Minnesota has 1,300 miles of trails converted from railroads—a happy state of affairs endorsed in precincts as far away as the U.S. Supreme Court. At the same time that railroads were being decommissioned in the late seventies because of the rise of truck and air transport, courts recognized the value of railroad corridors and acted almost universally to ensure their continued preservation in the interest of the public. That commitment to “railbanking” proved to be prescient. Virtually every community in the nation that has created one of these paths has seen its investment returned in a bounty of tourism, recreation, and community spirit. Property values increase, the tourist economy takes off, people are agreeably sociable, everyone wins. Except the hardbitten redneck who would sooner shoot his own foot than abide city slickers in Lycra.

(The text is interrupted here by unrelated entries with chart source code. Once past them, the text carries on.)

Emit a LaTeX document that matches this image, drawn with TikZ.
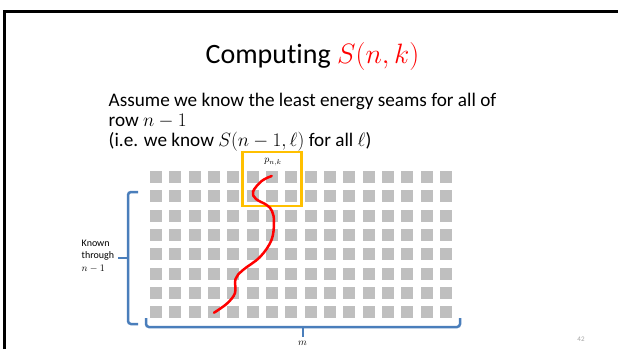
\RequirePackage{fix-cm}
\documentclass[tikz,border=0pt]{standalone}
\usepackage{fontspec}
\setmainfont[Ligatures=NoCommon]{Carlito}
\usepackage{xcolor}
\definecolor{seamred}{HTML}{FF0000}
\definecolor{boxorange}{HTML}{FFC000}
\definecolor{braceblue}{HTML}{4A7EBB}
\definecolor{cellgray}{HTML}{BFBFBF}
\definecolor{pagegray}{HTML}{A6A6A6}

\begin{document}
\begin{tikzpicture}[x=1pt,y=-1pt,
    cell/.style={fill=cellgray},
    brace/.style={draw=braceblue,line width=2.5pt,rounded corners=3pt},
    small/.style={inner sep=0,font=\fontsize{10}{12.5}\selectfont}]
    \useasboundingbox (0,0) rectangle (618,349);
    \fill[white] (0,0) rectangle (618,349);
    % slide frame
    \draw[line width=3pt] (4.5,349) -- (4.5,11.3) -- (618,11.3);
    \node[anchor=base,inner sep=0,font=\fontsize{28}{34}\selectfont] (title) at (312.5,63)
        {Computing \textcolor{seamred}{$S(n,k)$}};
    \node[anchor=north west,inner sep=0,align=left,font=\fontsize{19.2}{20}\selectfont] (assume) at (108.5,93)
        {Assume we know the least energy seams for all of\\row $n-1$\\(i.e. we know $S(n-1,\ell)$ for all $\ell$)};
    % pixel grid
    \foreach \i in {0,...,15}
        \foreach \j in {0,...,7}
            \fill[cell] (150+19.33*\i,171+19.3*\j) rectangle ++(12,12);
    \draw[boxorange,line width=2.5pt] (242.5,152) rectangle (301.5,206);
    \node[small] (pnk) at (273,162) {$p_{n,k}$};
    % the seam
    \draw[seamred,line width=2.5pt,line cap=round] plot[smooth,tension=0.6] coordinates {
        (271.7,176) (261.7,181) (253,191.7) (256,199) (266.7,205) (272,211) (274,222)
        (271.5,240) (260,257) (243,270) (235.5,279) (235,293) (227,303.5) (214,312.7)};
    % braces
    \draw[brace] (138,192) -- (128,192) -- (128,324) -- (138,324);
    \draw[brace] (128,258) -- (118,258);
    \draw[brace] (146,318) -- (146,327) -- (460,327) -- (460,318);
    \draw[brace] (303,327) -- (303,337);
    \node[small,anchor=north west,align=left] (known) at (81.5,239.5) {Known\\through\\$n-1$};
    \node[small] (mlabel) at (302.5,343.5) {$m$};
    \node[inner sep=0,font=\fontsize{7}{8}\selectfont,text=pagegray] (slideno) at (581,339) {42};
\end{tikzpicture}
\end{document}
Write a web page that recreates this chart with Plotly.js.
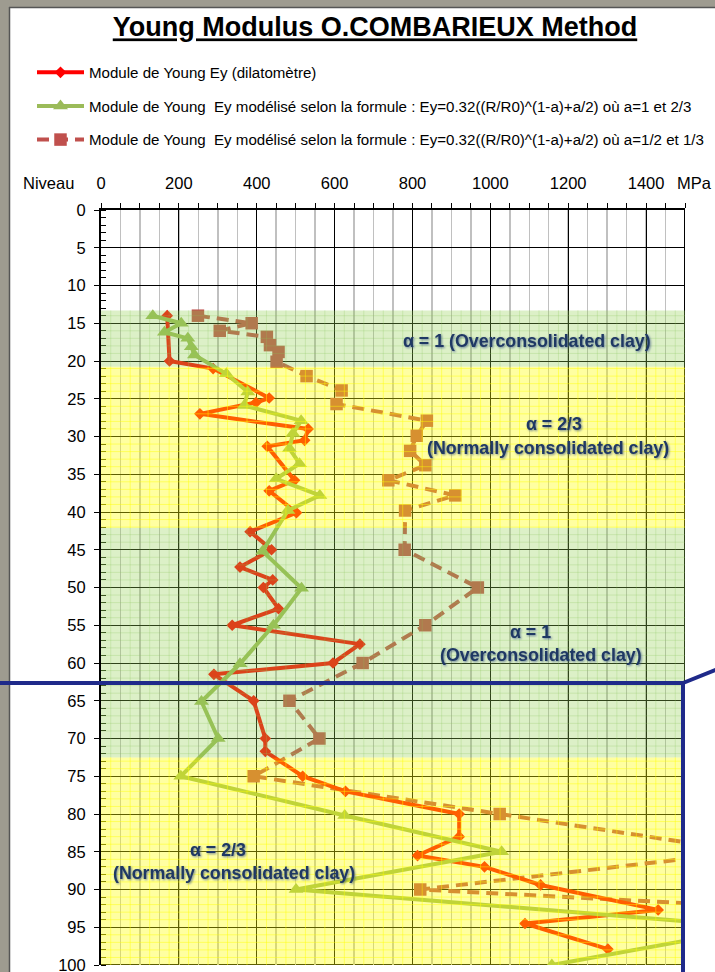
<!DOCTYPE html>
<html>
<head>
<meta charset="utf-8">
<script src="https://cdn.plot.ly/plotly-3.0.1.min.js"></script>
<style>
  html, body { margin: 0; padding: 0; width: 715px; height: 972px; overflow: hidden; background: #ffffff; }
  #chart { position: absolute; left: 0; top: 0; width: 715px; height: 972px; }
</style>
</head>
<body>
<div id="chart"></div>
<script>
// Depth (m) and Young modulus (MPa) for each series
const dilatoDepth = [14, 20, 21, 24.9, 25.5, 27, 29, 30.5, 31.3, 35.8, 37.2, 40.1, 42.6, 45, 47.3, 49, 50, 52.8, 55, 57.5, 60, 61.5, 65, 70, 71.7, 75, 77, 80, 83, 85.5, 87, 89.4, 92.7, 94.5, 97.9];
const dilatoE     = [170, 176, 288, 432, 398, 254, 532, 523, 427, 497, 432, 502, 383, 438, 357, 441, 417, 456, 337, 665, 596, 290, 392, 422, 422, 518, 628, 920, 920, 813, 985, 1129, 1431, 1089, 1302];

const model1Depth = [14, 15, 16.2, 17, 18.1, 19.2, 21.7, 24.1, 25.9, 27.9, 29.6, 31.6, 33.6, 35.6, 37.8, 39.8, 45.2, 50.1, 55, 60.1, 65.1, 70, 75, 80.2, 85, 90, 95, 100];
const model1E     = [133, 206, 163, 223, 232, 240, 322, 377, 368, 514, 493, 484, 510, 450, 562, 480, 415, 515, 443, 357, 258, 301, 205, 626, 1029, 501, 1690, 1158];

const model2Depth = [14, 15, 16, 16.8, 17.9, 18.8, 20.1, 22, 23.9, 25.7, 27.9, 29.9, 31.9, 33.8, 35.8, 37.8, 39.8, 45, 50, 55, 60, 65, 70, 75, 80, 85, 90, 95];
const model2E     = [249, 387, 305, 426, 434, 456, 451, 528, 618, 605, 837, 811, 794, 833, 738, 910, 781, 780, 968, 833, 672, 484, 561, 392, 1024, 1660, 820, 2700];

const seriesNames = [
  'Module de Young Ey (dilatomètre)',
  'Module de Young\u00a0 Ey modélisé selon la formule : Ey=0.32((R/R0)^(1-a)+a/2) où a=1 et 2/3',
  'Module de Young\u00a0 Ey modélisé selon la formule : Ey=0.32((R/R0)^(1-a)+a/2) où a=1/2 et 1/3'
];

// Soil layers (depth limits)
const layerTop    = [13.3, 20.75, 42.1, 72.5];
const layerBottom = [20.75, 42.1, 72.5, 100];
const layerKind   = ['over', 'normal', 'over', 'normal'];

const xTickVals = [0, 200, 400, 600, 800, 1000, 1200, 1400];

// ---- page geometry ----
const W = 715, H = 972, ML = 101, MR = 30, MT = 210, MB = 7;
const PW = W - ML - MR, PH = H - MT - MB;
const px = X => (X - ML) / PW;
const py = Y => 1 - (Y - MT) / PH;

const FONT = '"Liberation Sans", Arial, sans-serif';
const NAVY = '#1f3864';

const traces = [
  {
    x: model2E, y: model2Depth, name: seriesNames[2], mode: 'lines+markers',
    line: { color: '#c0504d', width: 4, dash: '12px,7px' },
    marker: { symbol: 'square', size: 12.5, color: '#c0504d' },
    legendrank: 3, legendgroup: 'c', cliponaxis: true
  },
  {
    x: dilatoE, y: dilatoDepth, name: seriesNames[0], mode: 'lines+markers',
    line: { color: '#ff0000', width: 4 },
    marker: { symbol: 'diamond', size: 9, color: '#ff0000' },
    legendrank: 1, legendgroup: 'a', cliponaxis: true
  },
  {
    x: model1E, y: model1Depth, name: seriesNames[1], mode: 'lines+markers',
    line: { color: '#9bbb59', width: 4 },
    marker: { symbol: 'triangle-up', size: 13, color: '#9bbb59' },
    legendrank: 2, legendgroup: 'b', cliponaxis: true
  }
];

const shapes = [];

// frame of the sheet around the chart
shapes.push({ type: 'rect', xref: 'paper', yref: 'paper', x0: px(-5), x1: px(9), y0: py(980), y1: py(-5), fillcolor: '#9e9b90', line: { width: 0 }, layer: 'below' });
shapes.push({ type: 'rect', xref: 'paper', yref: 'paper', x0: px(-5), x1: px(720), y0: py(7), y1: py(-5), fillcolor: '#9e9b90', line: { width: 0 }, layer: 'below' });
shapes.push({ type: 'line', xref: 'paper', yref: 'paper', x0: px(9.5), x1: px(9.5), y0: py(980), y1: py(7), line: { color: '#555', width: 1.5 }, layer: 'below' });
shapes.push({ type: 'line', xref: 'paper', yref: 'paper', x0: px(9), x1: px(720), y0: py(7.5), y1: py(7.5), line: { color: '#555', width: 1.5 }, layer: 'below' });

// plot border (right and bottom)
shapes.push({ type: 'line', xref: 'x', yref: 'y', x0: 1500, x1: 1500, y0: 0, y1: 100, line: { color: '#000', width: 2 }, layer: 'below' });
shapes.push({ type: 'line', xref: 'x', yref: 'y', x0: 0, x1: 1500, y0: 100, y1: 100, line: { color: '#000', width: 2 }, layer: 'below' });

// translucent layer bands with their fine texture
layerTop.forEach((t, i) => {
  const b = layerBottom[i];
  const normal = layerKind[i] === 'normal';
  shapes.push({
    type: 'rect', xref: 'x', yref: 'y', x0: 0, x1: 1500, y0: t, y1: b,
    fillcolor: normal ? 'rgba(255,255,0,0.37)' : 'rgba(146,208,80,0.32)',
    line: { width: 0 }, layer: 'above'
  });
  const tex = normal ? 'rgba(255,255,0,0.45)' : 'rgba(140,200,90,0.25)';
  for (let v = 25; v < 1500; v += 50) {
    shapes.push({ type: 'line', xref: 'x', yref: 'y', x0: v, x1: v, y0: t, y1: b, line: { color: tex, width: 1 }, layer: 'above' });
  }
  for (let d = Math.ceil(t); d < b; d += 1) {
    if (d % 5 === 0) continue;
    shapes.push({ type: 'line', xref: 'x', yref: 'y', x0: 0, x1: 1500, y0: d, y1: d, line: { color: tex, width: 1 }, layer: 'above' });
  }
});

// navy callout frame
const CALL = '#1f2a8a';
shapes.push({ type: 'line', xref: 'paper', yref: 'paper', x0: px(-5), x1: px(683), y0: py(683), y1: py(683), line: { color: CALL, width: 4 }, layer: 'above' });
shapes.push({ type: 'line', xref: 'paper', yref: 'paper', x0: px(683), x1: px(683), y0: py(683), y1: py(985), line: { color: CALL, width: 4 }, layer: 'above' });
shapes.push({ type: 'line', xref: 'paper', yref: 'paper', x0: px(683), x1: px(760), y0: py(683), y1: py(652), line: { color: CALL, width: 4 }, layer: 'above' });

// layer labels
const labels = [
  { t: 'α = 1 (Overconsolidated clay)', x: 1094, y: 17.35 },
  { t: 'α = 2/3', x: 1164, y: 28.3 },
  { t: '(Normally consolidated clay)', x: 1148, y: 31.5 },
  { t: 'α = 1', x: 1102, y: 55.9 },
  { t: '(Overconsolidated clay)', x: 1130, y: 58.9 },
  { t: 'α = 2/3', x: 300, y: 84.8 },
  { t: '(Normally consolidated clay)', x: 342, y: 87.8 }
];
const annotations = labels.map(l => ({
  xref: 'x', yref: 'y', x: l.x, y: l.y, text: '<b>' + l.t + '</b>', showarrow: false,
  xanchor: 'center', yanchor: 'middle',
  font: { family: FONT, size: 17.8, color: NAVY }
}));
const labelCount = annotations.length;
annotations.push({ xref: 'paper', yref: 'paper', x: px(48), y: py(183), xanchor: 'center', yanchor: 'middle', text: 'Niveau', showarrow: false, font: { family: FONT, size: 16.5, color: '#000' } });
annotations.push({ xref: 'paper', yref: 'paper', x: px(694), y: py(183), xanchor: 'center', yanchor: 'middle', text: 'MPa', showarrow: false, font: { family: FONT, size: 16.5, color: '#000' } });

const layout = {
  width: W, height: H,
  margin: { l: ML, r: MR, t: MT, b: MB, pad: 0, autoexpand: false },
  paper_bgcolor: '#ffffff', plot_bgcolor: '#ffffff',
  font: { family: FONT, size: 16.5, color: '#000' },
  title: {
    text: '<b><span style="text-decoration:underline">Young Modulus O.COMBARIEUX Method</span></b>',
    xref: 'paper', x: px(375), xanchor: 'center', yref: 'container', y: 1 - 27 / H, yanchor: 'middle',
    font: { family: FONT, size: 27, color: '#000' }
  },
  showlegend: true,
  legend: {
    x: px(32), y: py(56), xanchor: 'left', yanchor: 'top',
    bgcolor: 'rgba(0,0,0,0)', font: { family: FONT, size: 15.1, color: '#000' },
    traceorder: 'grouped', tracegroupgap: 11, itemwidth: 47
  },
  xaxis: {
    range: [0, 1500], side: 'top', tickmode: 'array', tickvals: xTickVals,
    showline: true, linewidth: 2, linecolor: '#000',
    ticks: 'outside', ticklen: 5, tickwidth: 1, tickcolor: '#000',
    showgrid: true, gridcolor: '#000', gridwidth: 1, zeroline: false,
    ticklabelstandoff: 7, ticklabeloverflow: 'allow',
    minor: { dtick: 50, tick0: 0, ticks: 'outside', ticklen: 5, tickcolor: '#000', showgrid: true, gridcolor: '#c0c0c0', gridwidth: 1.5 },
    fixedrange: true
  },
  yaxis: {
    range: [100, 0], dtick: 5, tick0: 0,
    showline: true, linewidth: 2, linecolor: '#000',
    ticks: 'outside', ticklen: 5, tickwidth: 1, tickcolor: '#000',
    showgrid: true, gridcolor: '#000', gridwidth: 1, zeroline: false,
    ticklabelstandoff: 5, ticklabeloverflow: 'allow',
    minor: { dtick: 1, tick0: 0, ticks: 'inside', ticklen: 5, tickcolor: '#000', showgrid: false },
    fixedrange: true
  },
  shapes: shapes,
  annotations: annotations
};

Plotly.newPlot('chart', traces, layout, { staticPlot: true, displayModeBar: false }).then(gd => {
  // soft shadow under the layer labels
  gd.querySelectorAll('.annotation').forEach(el => {
    const idx = +el.getAttribute('data-index');
    if (idx < labelCount) el.style.filter = 'drop-shadow(1.5px 1.5px 1px rgba(60,85,135,0.7))';
  });
});
</script>
</body>
</html>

It gives us pause to consider how this situation is handled in the Old World. In Scandinavia and in the British Isles, for example, private property has an even more storied and sacred past. And yet in places like Scotland and Norway, there are explicit “Freedom to Roam” laws that make it illegal to prevent law-abiding, nature-loving citizens from walking harmlessly through one’s “private property.” Nature is seen as a national treasure and inheritance. Access to it is a birthright. And even in the more ill-tempered counties of England, there are national holidays known as “Trespassing Days,” where roaming is encouraged and supported as a noble principle.

And now three “property rights” bumpkins up past Brainerd may have the courts tied up for years to come, threatening the continuity of every public trail in the state. Imagine the daydreams of shameless litigators, hoping to cash in on the deep reservoirs of misanthropy, xenophobia, and yuppie hatred that are as much a part of the rural landscape as creosote, mullets, and grain elevators. And this surly mob may effectively reduce the state’s trails to a fractured system of dead ends. Mike Sandberg, of Guthrie, was one of the few landowners who was willing to speak publicly on behalf of the Covetous Three. Resorting to the time-honored babblings of anti-government paranoia, he said of the state, “They think they can do whatever they can do. They want the land.” We have news for you, Mr. Sandberg. “They” is us. There are more of us than there are of you. And yes, we want our trail back.